Prevalence of low sexual desire and hypoactive sexual desire disorder in a nationally representative sample of US women
West, S., D'Aloisio, A. A., Agans, R. P., Kalsbeek, W. D., Borisov, N. N., & Thorp, J. M. (2008). Prevalence of low sexual desire and hypoactive sexual desire disorder in a nationally representative sample of US women. Archives of Internal Medicine, 168(13), 1441-1449.

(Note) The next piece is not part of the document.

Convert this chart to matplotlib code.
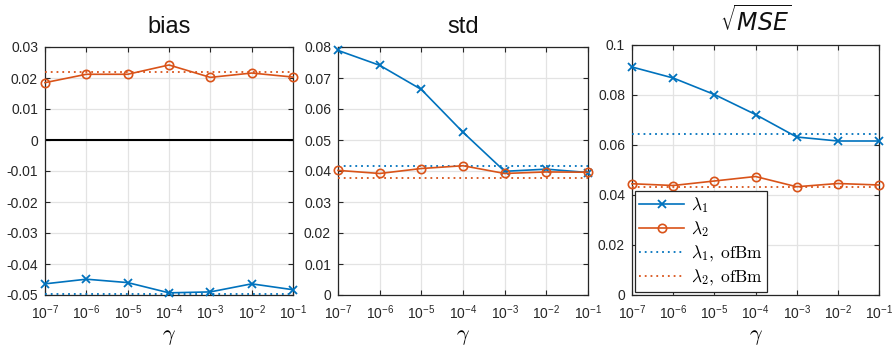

BACKGROUND: We sought to estimate the prevalence of low sexual desire and hypoactive sexual desire disorder (HSDD) in US women, focusing on their menopausal status. METHODS: We performed a cross-sectional study. From a probability sample of households, 2207 US women aged 30 to 70 years and in stable relationships (3 months) were interviewed by telephone. The analysis focused on 755 premenopausal women and 552 naturally and 637 surgically menopausal women. Low sexual desire was defined using the Profile of Female Sexual Function desire domain, and HSDD was defined using the Profile of Female Sexual Function and the Personal Distress Scale. RESULTS: Prevalence of low sexual desire ranged from 26.7% among premenopausal women to 52.4% among naturally menopausal women. The prevalence of HSDD was highest among surgically menopausal women (12.5%). Compared with premenopausal women and adjusting for age, race/ethnicity, educational level, and smoking status, the prevalence ratios for HSDD were 2.3 (95% confidence interval, 1.2-4.5) for surgically menopausal women and 1.2 (0.5-2.8) for naturally menopausal women; the prevalence ratios for low sexual desire were 1.3 (0.9-1.9) and 1.5 (1.0-2.2) for surgically and naturally menopausal women, respectively. CONCLUSIONS: Prevalence of low sexual desire is elevated among surgically and naturally menopausal women vs premenopausal women. Distress about low desire (HSDD) appears to be more than twice as prevalent among surgically menopausal women vs premenopausal women, although the estimate is fairly imprecise.